Quote the listing below in full and exactly as written, but omit every picture.

SOURCE EXCERPT →
※

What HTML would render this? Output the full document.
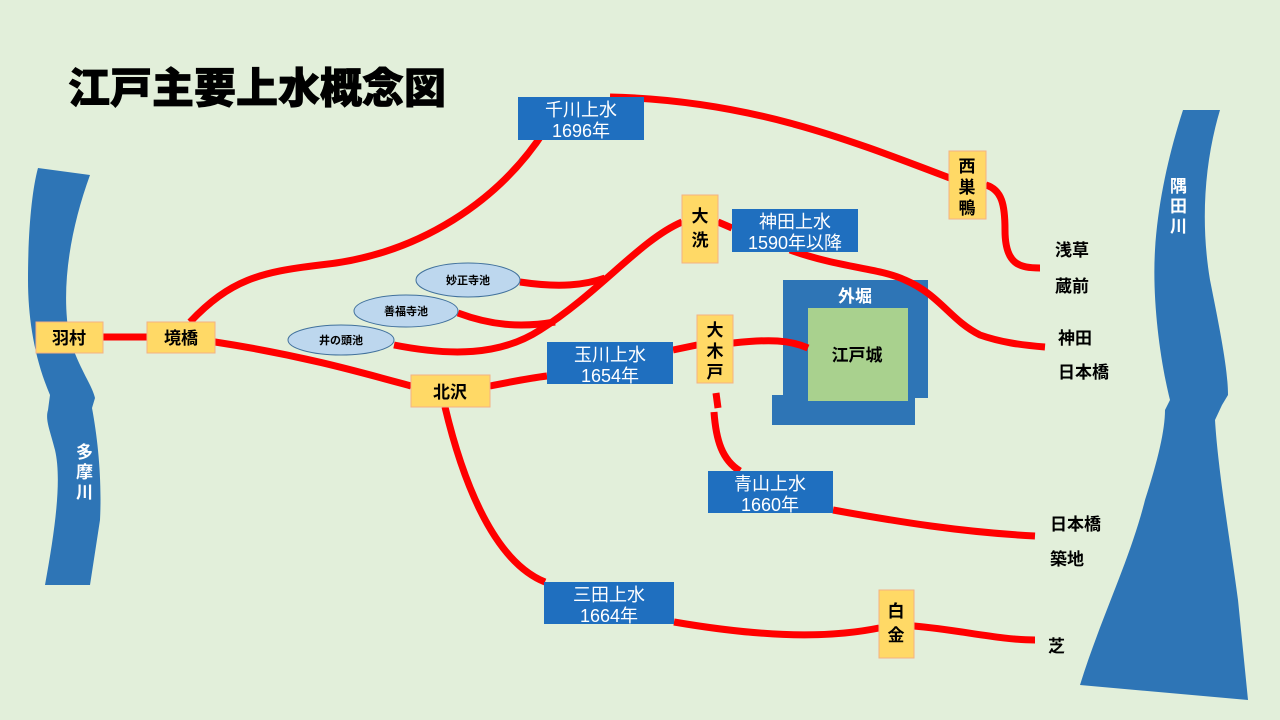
<!DOCTYPE html>
<html><head><meta charset="utf-8"><style>
html,body{margin:0;padding:0;background:#E2EFDA;}
svg{display:block;font-family:"Liberation Sans","Noto Sans CJK JP",sans-serif;}
.lb{font-weight:bold;font-size:17px;fill:#000;}
.wt{font-size:17px;fill:#fff;}
</style></head><body>
<svg width="1280" height="720" viewBox="0 0 1280 720" xmlns="http://www.w3.org/2000/svg">
<rect width="1280" height="720" fill="#E2EFDA"/>
<text x="68" y="103" font-size="42" font-weight="900" fill="#000" stroke="#000" stroke-width="0.8">江戸主要上水概念図</text>
<!-- rivers -->
<path d="M38,168 L90,175 C70,230 60,290 70,340 C80,370 92,385 95,398 L92,408 C98,440 102,480 100,520 L90,585 L45,585 C55,530 62,480 55,450 C50,430 45,420 48,410 L50,395 C35,360 28,320 28,280 C28,230 32,190 38,168 Z" fill="#2E75B6"/>
<path d="M1183,110 L1220,110 C1205,160 1200,220 1210,280 C1220,330 1228,370 1228,395 L1222,405 L1215,420 C1218,470 1230,540 1238,600 L1248,700 L1080,685 C1100,620 1130,560 1145,500 C1158,460 1165,430 1165,410 L1170,400 C1160,360 1152,300 1155,250 C1158,200 1170,150 1183,110 Z" fill="#2E75B6"/>
<text class="wt" font-weight="bold"><tspan x="76" y="458">多</tspan><tspan x="76" y="478">摩</tspan><tspan x="76" y="498">川</tspan></text>
<text class="wt" font-weight="bold"><tspan x="1170" y="192">隅</tspan><tspan x="1170" y="212">田</tspan><tspan x="1170" y="232">川</tspan></text>
<!-- castle -->
<rect x="783" y="280" width="145" height="118" fill="#2E75B6"/>
<rect x="772" y="395" width="143" height="30" fill="#2E75B6"/>
<rect x="808" y="308" width="100" height="93" fill="#A9D18E"/>
<text x="855" y="302" text-anchor="middle" class="wt" font-weight="bold" font-size="16">外堀</text>
<text x="857" y="361" text-anchor="middle" class="lb" font-size="16">江戸城</text>
<!-- red lines -->
<g fill="none" stroke="#FF0000" stroke-width="7" stroke-linecap="butt">
<path d="M103,337 L147,337"/>
<path d="M190,322 C230,280 260,272 320,265 C420,255 500,200 545,130"/>
<path d="M610,97 C750,100 850,140 955,180"/>
<path d="M986,185 C1002,190 1005,205 1005,230 C1005,265 1020,268 1040,268"/>
<path d="M215,342 C300,355 360,372 411,386"/>
<path d="M490,386 C510,382 530,378 547,376"/>
<path d="M673,350 L697,345"/>
<path d="M733,343 C770,339 790,340 808,348"/>
<path d="M716,393 L718,408 M714,412 C716,440 722,460 740,471"/>
<path d="M833,510 C900,522 960,532 1035,536"/>
<path d="M445,407 C460,470 490,560 545,582"/>
<path d="M674,622 C750,635 820,640 879,628"/>
<path d="M914,626 C960,630 1000,640 1035,640"/>
<path d="M394,345 C450,356 500,356 540,330 C600,292 640,240 682,222"/>
<path d="M458,313 C490,325 520,328 555,322"/>
<path d="M520,282 C560,288 585,285 605,278"/>
<path d="M718,222 L732,228"/>
<path d="M790,250 C840,268 880,268 905,280 C940,295 950,320 980,335 C1000,342 1020,345 1045,347"/>
</g>
<!-- ponds -->
<g fill="#BDD7EE" stroke="#41719C" stroke-width="1">
<ellipse cx="468" cy="280" rx="52" ry="17"/>
<ellipse cx="406" cy="311" rx="52" ry="16"/>
<ellipse cx="341" cy="340" rx="53" ry="15"/>
</g>
<g class="lb" font-size="11" text-anchor="middle" style="font-size:11px">
<text x="468" y="284">妙正寺池</text>
<text x="406" y="315">善福寺池</text>
<text x="341" y="344">井の頭池</text>
</g>
<!-- orange boxes -->
<g fill="#FFD966" stroke="#F4B183" stroke-width="1">
<rect x="36" y="322" width="67" height="31"/>
<rect x="147" y="322" width="68" height="31"/>
<rect x="411" y="375" width="79" height="32"/>
<rect x="682" y="195" width="36" height="68"/>
<rect x="949" y="151" width="37" height="68"/>
<rect x="697" y="315" width="36" height="68"/>
<rect x="879" y="590" width="35" height="68"/>
</g>
<g class="lb" text-anchor="middle">
<text x="69" y="344">羽村</text>
<text x="181" y="344">境橋</text>
<text x="450" y="398">北沢</text>
<text x="700" y="222">大</text><text x="700" y="246">洗</text>
<text x="967" y="172">西</text><text x="967" y="193">巣</text><text x="967" y="214">鴨</text>
<text x="715" y="336">大</text><text x="715" y="357">木</text><text x="715" y="378">戸</text>
<text x="896" y="617">白</text><text x="896" y="641">金</text>
</g>
<!-- blue boxes -->
<g fill="#1F6FBF">
<rect x="518" y="97" width="126" height="43"/>
<rect x="732" y="209" width="126" height="43"/>
<rect x="547" y="342" width="126" height="42"/>
<rect x="708" y="471" width="125" height="42"/>
<rect x="544" y="582" width="130" height="42"/>
</g>
<g class="wt" text-anchor="middle" style="font-size:18px">
<text x="581" y="116">千川上水</text><text x="581" y="137">1696年</text>
<text x="795" y="228">神田上水</text><text x="795" y="249">1590年以降</text>
<text x="610" y="361">玉川上水</text><text x="610" y="382">1654年</text>
<text x="770" y="490">青山上水</text><text x="770" y="511">1660年</text>
<text x="609" y="601">三田上水</text><text x="609" y="622">1664年</text>
</g>
<!-- destinations -->
<g class="lb">
<text x="1055" y="256">浅草</text>
<text x="1055" y="292">蔵前</text>
<text x="1058" y="344">神田</text>
<text x="1058" y="378">日本橋</text>
<text x="1050" y="530">日本橋</text>
<text x="1050" y="565">築地</text>
<text x="1048" y="652">芝</text>
</g>
</svg>
</body></html>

※

RESULT OF THIS EXERCISE →
What HTML would render this? Output the full document.
<!DOCTYPE html>
<html><head><meta charset="utf-8"><style>
html,body{margin:0;padding:0;background:#E2EFDA;}
svg{display:block;font-family:"Liberation Sans","Noto Sans CJK JP",sans-serif;}
.lb{font-weight:bold;font-size:17px;fill:#000;}
.wt{font-size:17px;fill:#fff;}
</style></head><body>
<svg width="1280" height="720" viewBox="0 0 1280 720" xmlns="http://www.w3.org/2000/svg">
<rect width="1280" height="720" fill="#E2EFDA"/>
<text x="68" y="103" font-size="42" font-weight="900" fill="#000" stroke="#000" stroke-width="0.8">江戸主要上水概念図</text>
<!-- rivers -->
<path d="M38,168 L90,175 C70,230 60,290 70,340 C80,370 92,385 95,398 L92,408 C98,440 102,480 100,520 L90,585 L45,585 C55,530 62,480 55,450 C50,430 45,420 48,410 L50,395 C35,360 28,320 28,280 C28,230 32,190 38,168 Z" fill="#2E75B6"/>
<path d="M1183,110 L1220,110 C1205,160 1200,220 1210,280 C1220,330 1228,370 1228,395 L1222,405 L1215,420 C1218,470 1230,540 1238,600 L1248,700 L1080,685 C1100,620 1130,560 1145,500 C1158,460 1165,430 1165,410 L1170,400 C1160,360 1152,300 1155,250 C1158,200 1170,150 1183,110 Z" fill="#2E75B6"/>
<text class="wt" font-weight="bold"><tspan x="76" y="458">多</tspan><tspan x="76" y="478">摩</tspan><tspan x="76" y="498">川</tspan></text>
<text class="wt" font-weight="bold"><tspan x="1170" y="192">隅</tspan><tspan x="1170" y="212">田</tspan><tspan x="1170" y="232">川</tspan></text>
<!-- castle -->
<rect x="783" y="280" width="145" height="118" fill="#2E75B6"/>
<rect x="772" y="395" width="143" height="30" fill="#2E75B6"/>
<rect x="808" y="308" width="100" height="93" fill="#A9D18E"/>
<text x="855" y="302" text-anchor="middle" class="wt" font-weight="bold" font-size="16">外堀</text>
<text x="857" y="361" text-anchor="middle" class="lb" font-size="16">江戸城</text>
<!-- red lines -->
<g fill="none" stroke="#FF0000" stroke-width="7" stroke-linecap="butt">
<path d="M103,337 L147,337"/>
<path d="M190,322 C230,280 260,272 320,265 C420,255 500,200 545,130"/>
<path d="M610,97 C750,100 850,140 955,180"/>
<path d="M986,185 C1002,190 1005,205 1005,230 C1005,265 1020,268 1040,268"/>
<path d="M215,342 C300,355 360,372 411,386"/>
<path d="M490,386 C510,382 530,378 547,376"/>
<path d="M673,350 L697,345"/>
<path d="M733,343 C770,339 790,340 808,348"/>
<path d="M716,393 L718,408 M714,412 C716,440 722,460 740,471"/>
<path d="M833,510 C900,522 960,532 1035,536"/>
<path d="M445,407 C460,470 490,560 545,582"/>
<path d="M674,622 C750,635 820,640 879,628"/>
<path d="M914,626 C960,630 1000,640 1035,640"/>
<path d="M394,345 C450,356 500,356 540,330 C600,292 640,240 682,222"/>
<path d="M458,313 C490,325 520,328 555,322"/>
<path d="M520,282 C560,288 585,285 605,278"/>
<path d="M718,222 L732,228"/>
<path d="M790,250 C840,268 880,268 905,280 C940,295 950,320 980,335 C1000,342 1020,345 1045,347"/>
</g>
<!-- ponds -->
<g fill="#BDD7EE" stroke="#41719C" stroke-width="1">
<ellipse cx="468" cy="280" rx="52" ry="17"/>
<ellipse cx="406" cy="311" rx="52" ry="16"/>
<ellipse cx="341" cy="340" rx="53" ry="15"/>
</g>
<g class="lb" font-size="11" text-anchor="middle" style="font-size:11px">
<text x="468" y="284">妙正寺池</text>
<text x="406" y="315">善福寺池</text>
<text x="341" y="344">井の頭池</text>
</g>
<!-- orange boxes -->
<g fill="#FFD966" stroke="#F4B183" stroke-width="1">
<rect x="36" y="322" width="67" height="31"/>
<rect x="147" y="322" width="68" height="31"/>
<rect x="411" y="375" width="79" height="32"/>
<rect x="682" y="195" width="36" height="68"/>
<rect x="949" y="151" width="37" height="68"/>
<rect x="697" y="315" width="36" height="68"/>
<rect x="879" y="590" width="35" height="68"/>
</g>
<g class="lb" text-anchor="middle">
<text x="69" y="344">羽村</text>
<text x="181" y="344">境橋</text>
<text x="450" y="398">北沢</text>
<text x="700" y="222">大</text><text x="700" y="246">洗</text>
<text x="967" y="172">西</text><text x="967" y="193">巣</text><text x="967" y="214">鴨</text>
<text x="715" y="336">大</text><text x="715" y="357">木</text><text x="715" y="378">戸</text>
<text x="896" y="617">白</text><text x="896" y="641">金</text>
</g>
<!-- blue boxes -->
<g fill="#1F6FBF">
<rect x="518" y="97" width="126" height="43"/>
<rect x="732" y="209" width="126" height="43"/>
<rect x="547" y="342" width="126" height="42"/>
<rect x="708" y="471" width="125" height="42"/>
<rect x="544" y="582" width="130" height="42"/>
</g>
<g class="wt" text-anchor="middle" style="font-size:18px">
<text x="581" y="116">千川上水</text><text x="581" y="137">1696年</text>
<text x="795" y="228">神田上水</text><text x="795" y="249">1590年以降</text>
<text x="610" y="361">玉川上水</text><text x="610" y="382">1654年</text>
<text x="770" y="490">青山上水</text><text x="770" y="511">1660年</text>
<text x="609" y="601">三田上水</text><text x="609" y="622">1664年</text>
</g>
<!-- destinations -->
<g class="lb">
<text x="1055" y="256">浅草</text>
<text x="1055" y="292">蔵前</text>
<text x="1058" y="344">神田</text>
<text x="1058" y="378">日本橋</text>
<text x="1050" y="530">日本橋</text>
<text x="1050" y="565">築地</text>
<text x="1048" y="652">芝</text>
</g>
</svg>
</body></html>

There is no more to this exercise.